--- START OF Raw data ---

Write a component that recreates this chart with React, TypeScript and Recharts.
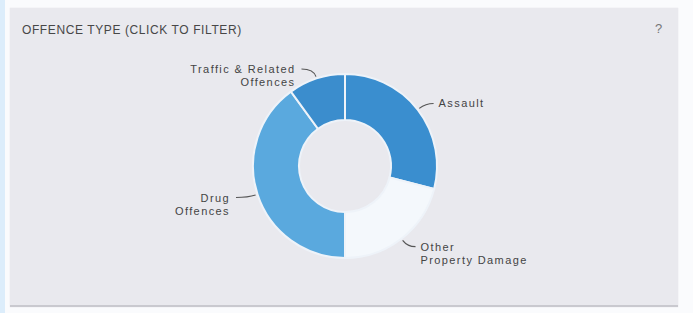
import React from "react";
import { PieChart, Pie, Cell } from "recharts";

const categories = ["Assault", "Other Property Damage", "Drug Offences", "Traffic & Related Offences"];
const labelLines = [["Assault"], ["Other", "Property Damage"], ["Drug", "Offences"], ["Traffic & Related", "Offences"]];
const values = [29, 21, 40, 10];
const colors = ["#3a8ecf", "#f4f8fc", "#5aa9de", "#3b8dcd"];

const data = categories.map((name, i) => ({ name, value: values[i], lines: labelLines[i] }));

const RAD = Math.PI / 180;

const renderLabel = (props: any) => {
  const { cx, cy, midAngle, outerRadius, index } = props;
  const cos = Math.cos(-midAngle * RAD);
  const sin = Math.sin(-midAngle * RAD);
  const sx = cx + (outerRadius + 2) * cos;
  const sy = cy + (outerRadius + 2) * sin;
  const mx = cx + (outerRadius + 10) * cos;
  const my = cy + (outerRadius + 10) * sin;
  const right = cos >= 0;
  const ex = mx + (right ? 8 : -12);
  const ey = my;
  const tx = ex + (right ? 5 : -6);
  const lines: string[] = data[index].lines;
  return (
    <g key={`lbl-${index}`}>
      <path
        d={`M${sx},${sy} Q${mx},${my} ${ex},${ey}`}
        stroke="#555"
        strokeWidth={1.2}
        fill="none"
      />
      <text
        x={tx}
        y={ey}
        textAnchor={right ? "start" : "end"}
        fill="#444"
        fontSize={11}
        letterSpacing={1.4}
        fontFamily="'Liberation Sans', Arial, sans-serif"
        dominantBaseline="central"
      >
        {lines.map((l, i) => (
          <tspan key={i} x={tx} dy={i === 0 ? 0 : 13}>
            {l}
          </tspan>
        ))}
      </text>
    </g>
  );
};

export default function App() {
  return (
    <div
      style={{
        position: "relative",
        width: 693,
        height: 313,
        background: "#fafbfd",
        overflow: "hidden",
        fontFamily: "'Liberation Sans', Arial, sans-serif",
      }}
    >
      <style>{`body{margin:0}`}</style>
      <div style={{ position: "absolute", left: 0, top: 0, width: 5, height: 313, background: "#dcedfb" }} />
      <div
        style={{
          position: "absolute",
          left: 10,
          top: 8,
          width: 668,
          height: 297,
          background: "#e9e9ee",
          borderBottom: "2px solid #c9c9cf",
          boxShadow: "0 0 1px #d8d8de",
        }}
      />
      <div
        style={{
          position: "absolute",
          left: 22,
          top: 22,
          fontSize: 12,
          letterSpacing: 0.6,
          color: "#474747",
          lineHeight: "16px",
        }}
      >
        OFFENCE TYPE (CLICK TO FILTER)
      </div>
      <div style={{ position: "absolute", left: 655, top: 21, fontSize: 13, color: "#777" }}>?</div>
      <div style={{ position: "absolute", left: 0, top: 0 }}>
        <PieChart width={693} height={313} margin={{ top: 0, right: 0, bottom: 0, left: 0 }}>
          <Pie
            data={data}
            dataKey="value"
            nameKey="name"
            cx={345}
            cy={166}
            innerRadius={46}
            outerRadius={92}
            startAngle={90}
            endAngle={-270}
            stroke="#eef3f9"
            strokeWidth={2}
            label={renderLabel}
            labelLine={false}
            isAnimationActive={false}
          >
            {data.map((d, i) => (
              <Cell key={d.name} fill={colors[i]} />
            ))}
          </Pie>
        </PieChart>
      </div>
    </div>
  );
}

--- END OF Raw data ---

> _Set exercise_: Return the whole listing, word for word, and leave out every picture.

> _Output of the task_:
Write a component that recreates this chart with React, TypeScript and Recharts.
import React from "react";
import { PieChart, Pie, Cell } from "recharts";

const categories = ["Assault", "Other Property Damage", "Drug Offences", "Traffic & Related Offences"];
const labelLines = [["Assault"], ["Other", "Property Damage"], ["Drug", "Offences"], ["Traffic & Related", "Offences"]];
const values = [29, 21, 40, 10];
const colors = ["#3a8ecf", "#f4f8fc", "#5aa9de", "#3b8dcd"];

const data = categories.map((name, i) => ({ name, value: values[i], lines: labelLines[i] }));

const RAD = Math.PI / 180;

const renderLabel = (props: any) => {
  const { cx, cy, midAngle, outerRadius, index } = props;
  const cos = Math.cos(-midAngle * RAD);
  const sin = Math.sin(-midAngle * RAD);
  const sx = cx + (outerRadius + 2) * cos;
  const sy = cy + (outerRadius + 2) * sin;
  const mx = cx + (outerRadius + 10) * cos;
  const my = cy + (outerRadius + 10) * sin;
  const right = cos >= 0;
  const ex = mx + (right ? 8 : -12);
  const ey = my;
  const tx = ex + (right ? 5 : -6);
  const lines: string[] = data[index].lines;
  return (
    <g key={`lbl-${index}`}>
      <path
        d={`M${sx},${sy} Q${mx},${my} ${ex},${ey}`}
        stroke="#555"
        strokeWidth={1.2}
        fill="none"
      />
      <text
        x={tx}
        y={ey}
        textAnchor={right ? "start" : "end"}
        fill="#444"
        fontSize={11}
        letterSpacing={1.4}
        fontFamily="'Liberation Sans', Arial, sans-serif"
        dominantBaseline="central"
      >
        {lines.map((l, i) => (
          <tspan key={i} x={tx} dy={i === 0 ? 0 : 13}>
            {l}
          </tspan>
        ))}
      </text>
    </g>
  );
};

export default function App() {
  return (
    <div
      style={{
        position: "relative",
        width: 693,
        height: 313,
        background: "#fafbfd",
        overflow: "hidden",
        fontFamily: "'Liberation Sans', Arial, sans-serif",
      }}
    >
      <style>{`body{margin:0}`}</style>
      <div style={{ position: "absolute", left: 0, top: 0, width: 5, height: 313, background: "#dcedfb" }} />
      <div
        style={{
          position: "absolute",
          left: 10,
          top: 8,
          width: 668,
          height: 297,
          background: "#e9e9ee",
          borderBottom: "2px solid #c9c9cf",
          boxShadow: "0 0 1px #d8d8de",
        }}
      />
      <div
        style={{
          position: "absolute",
          left: 22,
          top: 22,
          fontSize: 12,
          letterSpacing: 0.6,
          color: "#474747",
          lineHeight: "16px",
        }}
      >
        OFFENCE TYPE (CLICK TO FILTER)
      </div>
      <div style={{ position: "absolute", left: 655, top: 21, fontSize: 13, color: "#777" }}>?</div>
      <div style={{ position: "absolute", left: 0, top: 0 }}>
        <PieChart width={693} height={313} margin={{ top: 0, right: 0, bottom: 0, left: 0 }}>
          <Pie
            data={data}
            dataKey="value"
            nameKey="name"
            cx={345}
            cy={166}
            innerRadius={46}
            outerRadius={92}
            startAngle={90}
            endAngle={-270}
            stroke="#eef3f9"
            strokeWidth={2}
            label={renderLabel}
            labelLine={false}
            isAnimationActive={false}
          >
            {data.map((d, i) => (
              <Cell key={d.name} fill={colors[i]} />
            ))}
          </Pie>
        </PieChart>
      </div>
    </div>
  );
}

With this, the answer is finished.